NJ Drivers Need Some Clues

NJ Drivers Need Some Clues

And anger management, too. This happened yesterday, but I didn’t get around to blogging it. I was out and about running errands, and the local roads seemed particularly crowded, and idiocy abounded.

First, I was heading south on Hooper Ave., in the center lane, when I saw ambulance lights flashing. The people to the right pulled over, the people to the left drove up onto the grass median, and I pulled into the right lane. The guy behind me, who was directly in front of the ambulance, sloooowwwwllly pulled ahead until he’d gotten in front of all the cars that had pulled out of the way, and then finally let the ambulance go. Nice, mister. You’d better hope your soul brother or sister isn’t in front of you when you need to go to the emergency room in an ambulance.

So then I hit Route 37, looking for a store that had a good price on something I wanted to get. I get out to the place, and the only driveway I can see is clearly marked “one way, exit only”. I was already slowed down with my signal on, so I continued, thinking that the entrance must a a second driveway. No second driveway. I’m not speeding up, because I now want to get off on a side street to see if there’s a back entrance, and if not, there’s a u-turn at the light a couple hundred feet away. The dude behind me in the black Jaguar was none too happy about this, and he was making sure I knew it. (The light is red at this point, too, I should mention. . .) Honking, screaming, about to burst an anuerism for sure. Now I tend to see people who are driving slowly, slowing down at curb cuts and signs as probably being lost or looking for landmarks, and I drop back to give them room. It’s obvious to me that not only are they likely to see what they’re looking for and move suddenly, but also that they’re a little distracted already, trying to find an unfamiliar place, and you really don’t want to make it worse by trying to intimidate them. Mr. Jaguar apparently has a completely different take on this. He got in his final rampage at the u-turn. Around here, the jughandle is universal, but not consistent. You don’t know until the last minute if it’s going to be before the light, after the light, a dedicated turn, or a bunch of signs taking you through local roads. On top of that, most of them start as one lane and divide up into as many as four (sometimes five) and you don’t know until you’re almost all the way around if you have dedicated left or right lanes, or if they’re combined, etc. Logically, the cars moving from the single lanes would move into the dedicated lanes in order, but Mr. Jaguar is in high dudgeon by now, and drives up onto the grass to pass me on the left as I attempt to get into the straight/left lane. In case I haven’t figured out yet what an idiot he thinks I am, he stops next to me, partly on the grass, leans on the horn a half dozen times, then leans over the passenger seat to scream and gesticulate at me. (I really felt like blowing him a kiss at that point) I think he didn’t read my bumper sticker that says “Has Anger Solved Your Other Problems?”

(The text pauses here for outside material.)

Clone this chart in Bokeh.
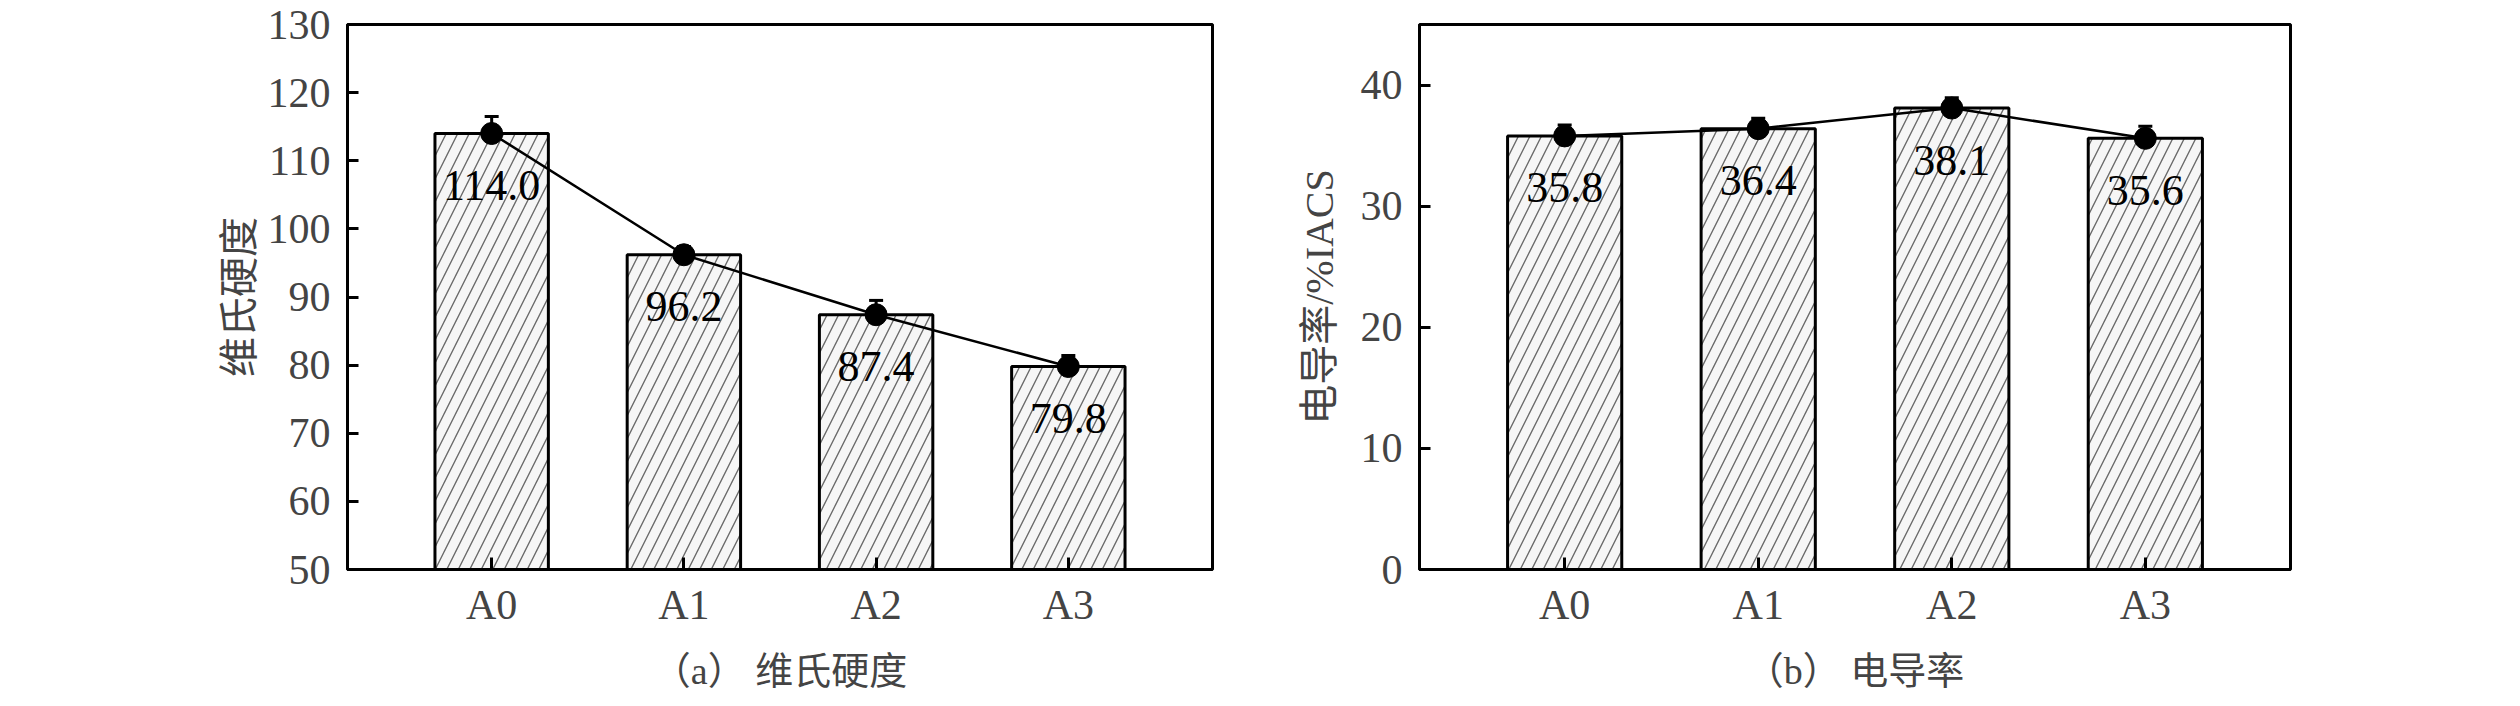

Eventually, I get back around, figure out that to get to this store you have to enter the parking lot of the store next door and drive all the way through it – it’s not marked at all. It turned out to be not what I wanted, but that’s OK. At least now I knew how the jughandle was set up! I get back onto 37, and I’m in the left lane. There’s some traffic several hundred feet in front of me, not much behind, until a woman in a Volvo SUV comes right up on my tail. OK, no big deal, I pull to the center to let her pass. She does, but as soon as she’s a foot or two in front of me, she pulls into my lane. And slows down. A lot. Then cuts off someone in the right lane and comes almost to a stop, then dashes into the far right lane to exit. As I said, there was not much behind me at all, and the signs for the exit were not hard to see, but she had to be in the front. *sigh*

You know, I really do enjoy driving most of the time, but some days I wonder why. There are far too many people who seem to consider it a competitive sport.